VaseVQA:古希腊陶器多模态智能体与基准测试平台
VaseVQA: Multimodal Agent and Benchmark for Ancient Greek Pottery
September 21, 2025
作者: Jinchao Ge, Tengfei Cheng, Biao Wu, Zeyu Zhang, Shiya Huang, Judith Bishop, Gillian Shepherd, Meng Fang, Ling Chen, Yang Zhao
cs.AI
摘要
分析文化遗产文物对于多模态大语言模型(MLLMs)仍具挑战性:通用模型缺乏领域专业知识,而监督微调(SFT)往往过度拟合表面模式,导致在真伪鉴定和历史归属方面的推理脆弱。这引发了一个问题:如何为MLLMs配备针对古希腊陶器的专家级稳健推理能力。我们提出了VaseVL,一个先SFT后强化学习(RL)的系统,它将评估转化为监督:我们构建了问题类型的分类体系,通过探测SFT模型定位特定类型的性能差距,并针对这些差距,采用类型条件化、面向组合性的奖励进行优化。
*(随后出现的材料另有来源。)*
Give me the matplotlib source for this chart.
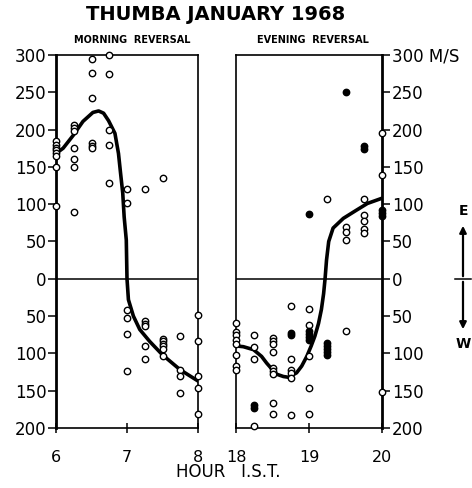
import matplotlib
matplotlib.use("Agg")
import matplotlib.pyplot as plt

# ---------------- data ----------------
y_ticks = [300, 250, 200, 150, 100, 50, 0, -50, -100, -150, -200]
y_left_labels = ['300', '250', '200', '150', '100', '50', '0', '50', '100', '150', '200']
y_right_labels = ['300 M/S', '250', '200', '150', '100', '50', '0', '50', '100', '150', '200']
morning_ticks = [6, 7, 8]
evening_ticks = [18, 19, 20]

# morning reversal, open circles
m_open_h = [6.0]*8 + [6.25]*7 + [6.5]*6 + [6.75]*5 + [7.0]*6 + [7.25]*6 + [7.5]*7 + [7.75]*4 + [8.0]*5
m_open_v = [185, 180, 176, 172, 168, 164, 150, 97,
            206, 202, 198, 175, 160, 150, 90,
            294, 276, 242, 182, 178, 175,
            300, 274, 200, 180, 129,
            121, 101, -42, -53, -74, -124,
            120, -57, -60, -63, -90, -107,
            135, -81, -84, -87, -90, -94, -103,
            -77, -122, -130, -153,
            -49, -83, -130, -147, -181]

# morning curve
m_curve_h = [6.00, 6.10, 6.24, 6.38, 6.52, 6.60, 6.67, 6.74, 6.83, 6.88, 6.91, 6.94,
             6.96, 6.99, 7.00, 7.02, 7.09, 7.18, 7.32, 7.50, 7.75, 8.00]
m_curve_v = [168, 175, 192, 211, 223, 225, 222, 212, 195, 168, 141, 115,
             83, 52, 0, -28, -50, -68, -84, -102, -122, -137]

# evening reversal, open circles
e_open_h = [18.0]*8 + [18.25]*4 + [18.5]*9 + [18.75]*6 + [19.0]*5 + [19.25] + [19.5]*4 + [19.75]*5 + [20.0]*3
e_open_v = [-59, -71, -76, -82, -88, -102, -117, -122,
            -75, -91, -107, -197,
            -80, -84, -88, -98, -120, -123, -128, -166, -181,
            -37, -107, -122, -126, -133, -182,
            -41, -62, -103, -146, -181,
            107,
            -70, 70, 63, 52,
            107, 86, 77, 67, 62,
            196, 139, -152]

# evening reversal, filled circles
e_fill_h = [18.25]*2 + [18.75]*2 + [19.0]*5 + [19.25]*5 + [19.5] + [19.75]*2 + [20.0]*3
e_fill_v = [-169, -173,
            -72, -75,
            -70, -74, -78, -82, 87,
            -86, -90, -94, -98, -102,
            250,
            178, 174,
            92, 88, 84]

# evening curve
e_curve_h = [18.00, 18.10, 18.24, 18.35, 18.42, 18.50, 18.56, 18.65, 18.72, 18.83, 18.90,
             18.97, 19.03, 19.08, 19.13, 19.17, 19.20, 19.22, 19.24, 19.27, 19.33,
             19.47, 19.65, 19.80, 20.00]
e_curve_v = [-90, -91, -95, -104, -113, -122, -128, -131, -132, -126, -117,
             -104, -90, -77, -60, -41, -20, 0, 25, 50, 68,
             81, 92, 101, 108]

# ---------------- figure ----------------
plt.rcParams['font.family'] = ['DejaVu Sans']
W, H = 472, 488
fig = plt.figure(figsize=(W/100, H/100), dpi=100)

def fx(px):
    return px / W

def fy(py):
    return 1 - py / H

top, bot = 55, 428
axL = fig.add_axes([fx(56), fy(bot), fx(198) - fx(56), fy(top) - fy(bot)])
axR = fig.add_axes([fx(236), fy(bot), fx(382) - fx(236), fy(top) - fy(bot)])

open_kw = dict(linestyle='none', marker='o', markersize=4.6, markerfacecolor='white',
               markeredgecolor='black', markeredgewidth=1.0, clip_on=False, zorder=4)
fill_kw = dict(linestyle='none', marker='o', markersize=4.6, markerfacecolor='black',
               markeredgecolor='black', markeredgewidth=1.0, clip_on=False, zorder=4)

axL.plot(m_curve_h, m_curve_v, color='black', lw=2.6, zorder=3, solid_capstyle='round')
axL.plot(m_open_h, m_open_v, **open_kw)

axR.plot(e_curve_h, e_curve_v, color='black', lw=2.6, zorder=3, solid_capstyle='round')
axR.plot(e_open_h, e_open_v, **open_kw)
axR.plot(e_fill_h, e_fill_v, **fill_kw)

for ax, xt in ((axL, morning_ticks), (axR, evening_ticks)):
    ax.set_ylim(-200, 300)
    ax.set_xlim(xt[0], xt[-1])
    ax.axhline(0, color='black', lw=1.1, zorder=2)
    ax.set_xticks(xt)
    ax.set_xticklabels([str(t) for t in xt], fontsize=11.5)
    ax.tick_params(axis='x', direction='inout', length=7, width=1.1, pad=12)
    for s in ax.spines.values():
        s.set_linewidth(1.2)

axL.set_yticks(y_ticks)
axL.set_yticklabels(y_left_labels, fontsize=12)
axL.tick_params(axis='y', direction='out', length=6, width=1.1, pad=1)
axL.spines['left'].set_linewidth(2.0)

axR.yaxis.tick_right()
axR.set_yticks(y_ticks)
axR.set_yticklabels(y_right_labels, fontsize=12)
axR.tick_params(axis='y', direction='out', length=6, width=1.1, pad=1)
axR.spines['right'].set_linewidth(2.0)

# titles
fig.text(fx(216), fy(14), 'THUMBA JANUARY 1968', ha='center', va='center',
         fontsize=14, fontweight='bold')
fig.text(fx(132), fy(40), 'MORNING  REVERSAL', ha='center', va='center',
         fontsize=7, fontweight='bold')
fig.text(fx(313), fy(40), 'EVENING  REVERSAL', ha='center', va='center',
         fontsize=7, fontweight='bold')
fig.text(fx(228), fy(472), 'HOUR   I.S.T.', ha='center', va='center', fontsize=12)

# E / W arrow
fig.add_artist(matplotlib.patches.FancyArrowPatch(
    (fx(463), fy(279)), (fx(463), fy(223)), transform=fig.transFigure,
    arrowstyle='-|>', mutation_scale=10, color='black', lw=1.6))
fig.add_artist(matplotlib.patches.FancyArrowPatch(
    (fx(463), fy(279)), (fx(463), fy(332)), transform=fig.transFigure,
    arrowstyle='-|>', mutation_scale=10, color='black', lw=1.6))
fig.add_artist(matplotlib.lines.Line2D([fx(455), fx(471)], [fy(279), fy(279)],
                                       transform=fig.transFigure, color='black', lw=1.1))
fig.text(fx(463), fy(211), 'E', ha='center', va='center', fontsize=10, fontweight='bold')
fig.text(fx(463), fy(344), 'W', ha='center', va='center', fontsize=10, fontweight='bold')

fig.savefig('out.png', dpi=100)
同时,我们发布了VaseVQA,一个包含31,773张图像的全面基准测试集,旨在深入理解。实验结果表明,在风格分类和历史归属任务上,我们的方法取得了最先进的成果,相较于仅使用SFT的基线模型,在组合稳健性上显著提升,验证了基于诊断引导、分类体系条件化的奖励工程,并为未来研究提供了可复用的资源。代码和数据集将在https://github.com/AIGeeksGroup/VaseVQA 公开。
English
Analyzing cultural-heritage artifacts remains challenging for MLLMs: general
models lack domain expertise, and SFT often overfits superficial patterns,
yielding brittle reasoning for authentication and historical attribution. This
raises the question of how to equip MLLMs with robust, expert-level reasoning
for ancient Greek pottery. We present VaseVL, an SFT-then-RL system that turns
evaluation into supervision: we construct a taxonomy of question types, probe
the SFT model to localize type-specific performance gaps, and optimize with
type-conditioned, compositionality-oriented rewards targeting those gaps. We
also release VaseVQA, a comprehensive benchmark of 31,773 images designed to
probe deep understanding. Experiments show state-of-the-art results on style
classification and historical attribution with marked gains in compositional
robustness over SFT-only baselines, validating diagnosis-guided,
taxonomy-conditioned reward engineering and providing a reusable resource for
future research. Code and dataset will be available at
https://github.com/AIGeeksGroup/VaseVQA.